A similar expansion of horizons is happening in many other areas of computer science, as people come more and more to realize that systems exist and must function within a social context, and that they can draw on that context to improve their operation in various ways. Ackerman's reconceptualization of a help system as a collective memory system illustrates the kind of rethinking that is going on in many areas. This trend is highly consistent with recent trends in software engineering, including generic architectures, modularization, libraries of reusable code, plug-ins, etc., with the evolution of HCI, and with the evolution of computer science as a whole. For a commercial example, Amazon.com makes clever use of several forms of collaborative filtering.
Some specific techniques used in AG2 include an answer escalation hierarchy, anonymization, an engine to find experts, a statistics collection service, and support for collaborative authoring.
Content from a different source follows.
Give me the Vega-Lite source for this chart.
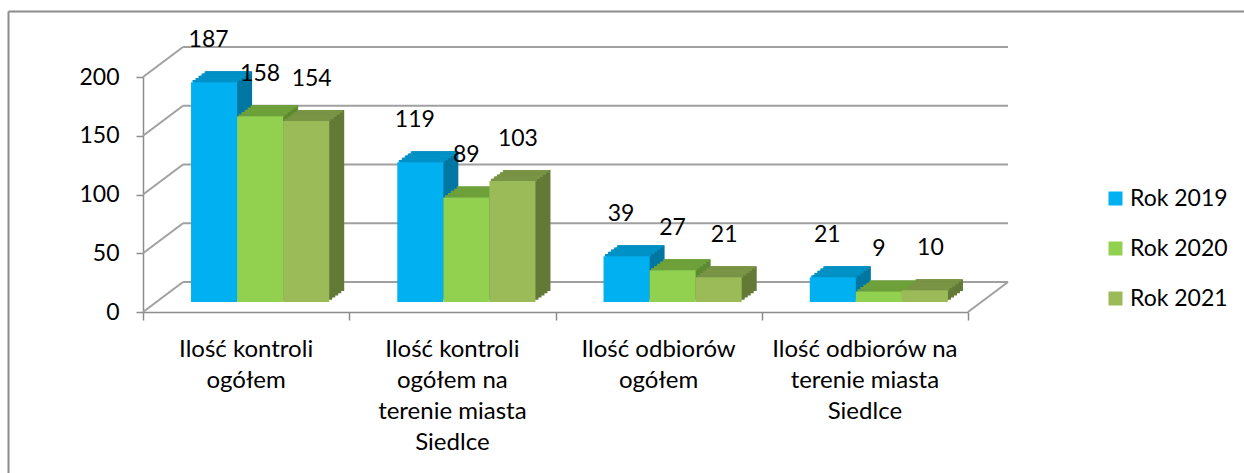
{
  "$schema": "https://vega.github.io/schema/vega-lite/v6.json",
  "width": 1236,
  "height": 462,
  "autosize": "none",
  "padding": {"left": 8, "top": 11, "right": 0, "bottom": 0},
  "background": "#ffffff",
  "config": {"view": {"stroke": null}, "font": "Lato"},
  "datasets": {
    "bars": [
      {"cat": "Ilość kontroli ogółem", "series": "Rok 2019", "value": 187},
      {"cat": "Ilość kontroli ogółem", "series": "Rok 2020", "value": 158},
      {"cat": "Ilość kontroli ogółem", "series": "Rok 2021", "value": 154},
      {"cat": "Ilość kontroli ogółem na terenie miasta Siedlce", "series": "Rok 2019", "value": 119},
      {"cat": "Ilość kontroli ogółem na terenie miasta Siedlce", "series": "Rok 2020", "value": 89},
      {"cat": "Ilość kontroli ogółem na terenie miasta Siedlce", "series": "Rok 2021", "value": 103},
      {"cat": "Ilość odbiorów ogółem", "series": "Rok 2019", "value": 39},
      {"cat": "Ilość odbiorów ogółem", "series": "Rok 2020", "value": 27},
      {"cat": "Ilość odbiorów ogółem", "series": "Rok 2021", "value": 21},
      {"cat": "Ilość odbiorów na terenie miasta Siedlce", "series": "Rok 2019", "value": 21},
      {"cat": "Ilość odbiorów na terenie miasta Siedlce", "series": "Rok 2020", "value": 9},
      {"cat": "Ilość odbiorów na terenie miasta Siedlce", "series": "Rok 2021", "value": 10}
    ],
    "grid": [{"v": 0}, {"v": 50}, {"v": 100}, {"v": 150}, {"v": 200}],
    "diag": [{"v": 0, "xq": 0}, {"v": 50, "xq": 0}, {"v": 100, "xq": 0}, {"v": 150, "xq": 0}, {"v": 200, "xq": 0}, {"v": 0, "xq": 1}],
    "frame": [{"f": 0}]
  },
  "layer": [
    {
      "data": {"name": "frame"},
      "mark": {"type": "point", "opacity": 0},
      "encoding": {
        "x": {"field": "f", "type": "quantitative", "scale": {"domain": [0, 1], "range": [0, 1236], "nice": false}, "axis": {"orient": "top", "offset": 0, "domain": true, "domainColor": "#8c8c8c", "domainWidth": 2, "ticks": false, "labels": false, "grid": false, "title": null}},
        "y": {"field": "f", "type": "quantitative", "scale": {"domain": [0, 1], "range": [462, 0], "nice": false}, "axis": {"orient": "left", "offset": 0, "domain": true, "domainColor": "#8c8c8c", "domainWidth": 2, "ticks": false, "labels": false, "grid": false, "title": null}}
      }
    },
    {
      "data": {"name": "grid"},
      "mark": {"type": "rule", "color": "#a0a0a0", "strokeWidth": 2, "xOffset": 40, "x2Offset": 40, "yOffset": -30},
      "encoding": {
        "x": {"datum": 0, "type": "quantitative", "scale": {"domain": [0, 1], "range": [135, 960], "nice": false}, "axis": null},
        "x2": {"datum": 1},
        "y": {"field": "v", "type": "quantitative", "scale": {"domain": [0, 200], "range": [301, 66], "nice": false}, "axis": null}
      }
    },
    {
      "data": {"name": "diag"},
      "mark": {"type": "rule", "color": "#a0a0a0", "strokeWidth": 2, "x2Offset": 40, "y2Offset": -30},
      "encoding": {
        "x": {"field": "xq", "type": "quantitative", "scale": {"domain": [0, 1], "range": [135, 960], "nice": false}, "axis": {"orient": "bottom", "offset": -161, "values": [0, 0.25, 0.5, 0.75, 1], "labels": false, "domain": true, "domainColor": "#8c8c8c", "domainWidth": 1.5, "ticks": true, "tickSize": 8, "tickColor": "#8c8c8c", "tickWidth": 1.5, "grid": false, "title": null}},
        "x2": {"field": "xq"},
        "y": {"field": "v", "type": "quantitative", "scale": {"domain": [0, 200], "range": [301, 66], "nice": false}, "axis": {"orient": "left", "offset": -135, "values": [0, 50, 100, 150, 200], "domain": true, "domainColor": "#8c8c8c", "domainWidth": 1.5, "ticks": true, "tickSize": 7, "tickColor": "#8c8c8c", "tickWidth": 1.5, "labelFontSize": 23, "labelFont": "Lato", "labelColor": "#000000", "labelPadding": 17, "grid": false, "title": null}},
        "y2": {"field": "v"}
      }
    },
    {
      "data": {"name": "bars"},
      "layer": [
        {
          "mark": {"type": "bar", "yOffset": -12.2, "y2Offset": -12.2},
          "encoding": {
            "x": {"field": "cat", "type": "nominal", "scale": {"domain": ["Ilość kontroli ogółem", "Ilość kontroli ogółem na terenie miasta Siedlce", "Ilość odbiorów ogółem", "Ilość odbiorów na terenie miasta Siedlce"], "range": [135, 960], "paddingInner": 0, "paddingOuter": 0}},
            "xOffset": {"field": "series", "type": "nominal", "scale": {"range": [17, 223.25], "paddingInner": 0, "paddingOuter": 0.739}},
            "y": {"field": "value", "type": "quantitative", "scale": {"domain": [0, 200], "range": [301, 66], "nice": false}, "axis": null},
            "color": {"field": "series", "type": "nominal", "scale": {"range": ["#0077A3", "#5C8A30", "#637A37"]}, "legend": null}
          }
        },
        {
          "mark": {"type": "bar", "yOffset": -14.4, "y2Offset": -14.4},
          "encoding": {
            "x": {"field": "cat", "type": "nominal"},
            "xOffset": {"field": "series", "type": "nominal", "scale": {"range": [20, 226.25], "paddingInner": 0, "paddingOuter": 0.739}},
            "y": {"field": "value", "type": "quantitative", "axis": null},
            "color": {"field": "series", "type": "nominal", "scale": {"range": ["#0077A3", "#5C8A30", "#637A37"]}, "legend": null}
          }
        },
        {
          "mark": {"type": "bar", "yOffset": -16.6, "y2Offset": -16.6},
          "encoding": {
            "x": {"field": "cat", "type": "nominal"},
            "xOffset": {"field": "series", "type": "nominal", "scale": {"range": [23, 229.25], "paddingInner": 0, "paddingOuter": 0.739}},
            "y": {"field": "value", "type": "quantitative", "axis": null},
            "color": {"field": "series", "type": "nominal", "scale": {"range": ["#0077A3", "#5C8A30", "#637A37"]}, "legend": null}
          }
        },
        {
          "mark": {"type": "bar", "yOffset": -18.8, "y2Offset": -18.8},
          "encoding": {
            "x": {"field": "cat", "type": "nominal"},
            "xOffset": {"field": "series", "type": "nominal", "scale": {"range": [26, 232.25], "paddingInner": 0, "paddingOuter": 0.739}},
            "y": {"field": "value", "type": "quantitative", "axis": null},
            "color": {"field": "series", "type": "nominal", "scale": {"range": ["#0077A3", "#5C8A30", "#637A37"]}, "legend": null}
          }
        },
        {
          "mark": {"type": "bar", "yOffset": -21, "y2Offset": -21},
          "encoding": {
            "x": {"field": "cat", "type": "nominal"},
            "xOffset": {"field": "series", "type": "nominal", "scale": {"range": [29, 235.25], "paddingInner": 0, "paddingOuter": 0.739}},
            "y": {"field": "value", "type": "quantitative", "axis": null},
            "color": {"field": "series", "type": "nominal", "scale": {"range": ["#0077A3", "#5C8A30", "#637A37"]}, "legend": null}
          }
        },
        {
          "mark": {"type": "bar", "yOffset": -12.2, "y2Offset": -9.7},
          "encoding": {
            "x": {"field": "cat", "type": "nominal"},
            "xOffset": {"field": "series", "type": "nominal", "scale": {"range": [15.5, 221.75], "paddingInner": 0, "paddingOuter": 0.739}},
            "y": {"field": "value", "type": "quantitative", "axis": null},
            "y2": {"field": "value"},
            "color": {"field": "series", "type": "nominal", "scale": {"range": ["#0092C6", "#6EA13A", "#7A9446"]}, "legend": null}
          }
        },
        {
          "mark": {"type": "bar", "yOffset": -14.4, "y2Offset": -11.9},
          "encoding": {
            "x": {"field": "cat", "type": "nominal"},
            "xOffset": {"field": "series", "type": "nominal", "scale": {"range": [18.5, 224.75], "paddingInner": 0, "paddingOuter": 0.739}},
            "y": {"field": "value", "type": "quantitative", "axis": null},
            "y2": {"field": "value"},
            "color": {"field": "series", "type": "nominal", "scale": {"range": ["#0092C6", "#6EA13A", "#7A9446"]}, "legend": null}
          }
        },
        {
          "mark": {"type": "bar", "yOffset": -16.6, "y2Offset": -14.1},
          "encoding": {
            "x": {"field": "cat", "type": "nominal"},
            "xOffset": {"field": "series", "type": "nominal", "scale": {"range": [21.5, 227.75], "paddingInner": 0, "paddingOuter": 0.739}},
            "y": {"field": "value", "type": "quantitative", "axis": null},
            "y2": {"field": "value"},
            "color": {"field": "series", "type": "nominal", "scale": {"range": ["#0092C6", "#6EA13A", "#7A9446"]}, "legend": null}
          }
        },
        {
          "mark": {"type": "bar", "yOffset": -18.8, "y2Offset": -16.3},
          "encoding": {
            "x": {"field": "cat", "type": "nominal"},
            "xOffset": {"field": "series", "type": "nominal", "scale": {"range": [24.5, 230.75], "paddingInner": 0, "paddingOuter": 0.739}},
            "y": {"field": "value", "type": "quantitative", "axis": null},
            "y2": {"field": "value"},
            "color": {"field": "series", "type": "nominal", "scale": {"range": ["#0092C6", "#6EA13A", "#7A9446"]}, "legend": null}
          }
        },
        {
          "mark": {"type": "bar", "yOffset": -21, "y2Offset": -18.5},
          "encoding": {
            "x": {"field": "cat", "type": "nominal"},
            "xOffset": {"field": "series", "type": "nominal", "scale": {"range": [27.5, 233.75], "paddingInner": 0, "paddingOuter": 0.739}},
            "y": {"field": "value", "type": "quantitative", "axis": null},
            "y2": {"field": "value"},
            "color": {"field": "series", "type": "nominal", "scale": {"range": ["#0092C6", "#6EA13A", "#7A9446"]}, "legend": null}
          }
        },
        {
          "mark": {"type": "bar", "yOffset": -10, "y2Offset": -10},
          "encoding": {
            "x": {"field": "cat", "type": "nominal", "axis": {"orient": "bottom", "offset": -161, "domain": false, "ticks": false, "grid": false, "labelAngle": 0, "labelAlign": "center", "labelFontSize": 24, "labelFont": "Lato", "labelColor": "#000000", "labelLineHeight": 31, "labelPadding": 25, "labelBaseline": "top", "labelLimit": 0, "labelOverlap": false, "title": null, "labelExpr": "datum.value == 'Ilość kontroli ogółem' ? ['Ilość kontroli', 'ogółem'] : datum.value == 'Ilość kontroli ogółem na terenie miasta Siedlce' ? ['Ilość kontroli', 'ogółem na', 'terenie miasta', 'Siedlce'] : datum.value == 'Ilość odbiorów ogółem' ? ['Ilość odbiorów', 'ogółem'] : ['Ilość odbiorów na', 'terenie miasta', 'Siedlce']"}},
            "xOffset": {"field": "series", "type": "nominal", "scale": {"range": [14, 220.25], "paddingInner": 0, "paddingOuter": 0.739}},
            "y": {"field": "value", "type": "quantitative", "axis": null},
            "color": {"field": "series", "type": "nominal", "scale": {"range": ["#00B0F0", "#92D050", "#9BBB59"]}, "legend": {"orient": "none", "legendX": 1096, "legendY": 176, "title": null, "symbolType": "square", "symbolSize": 196, "symbolStrokeWidth": 0, "labelFontSize": 23, "labelFont": "Lato", "labelColor": "#000000", "rowPadding": 26, "labelOffset": 3, "padding": 0}}
          }
        },
        {
          "mark": {"type": "text", "baseline": "bottom", "dy": -40, "fontSize": 23, "font": "Lato", "color": "#000000"},
          "encoding": {
            "x": {"field": "cat", "type": "nominal"},
            "xOffset": {"field": "series", "type": "nominal", "scale": {"type": "point", "range": [14, 220.25], "padding": 1.2375}},
            "y": {"field": "value", "type": "quantitative", "axis": null},
            "text": {"field": "value", "type": "quantitative"}
          }
        }
      ],
      "resolve": {"scale": {"xOffset": "independent", "color": "independent"}}
    }
  ],
  "resolve": {"scale": {"x": "independent", "y": "independent", "color": "independent", "xOffset": "independent"}}
}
All these have applications in many other areas, though they are far from exhausting the range of potentially useful modules.
A recent dramatic example of a large distributed database system with significant social issues is Napster, which shares MP3 files over the internet. Over its short lifetime, this system has caused severe disruption of several campus computer networks, drawn huge lawsuits from the music industry, and has recently been absorbed by a large media industry conglomerate. However, this is far from the end of the story, since many informal peer-to-peer databases are still operating, and the music industry is being very agressive and paranoid.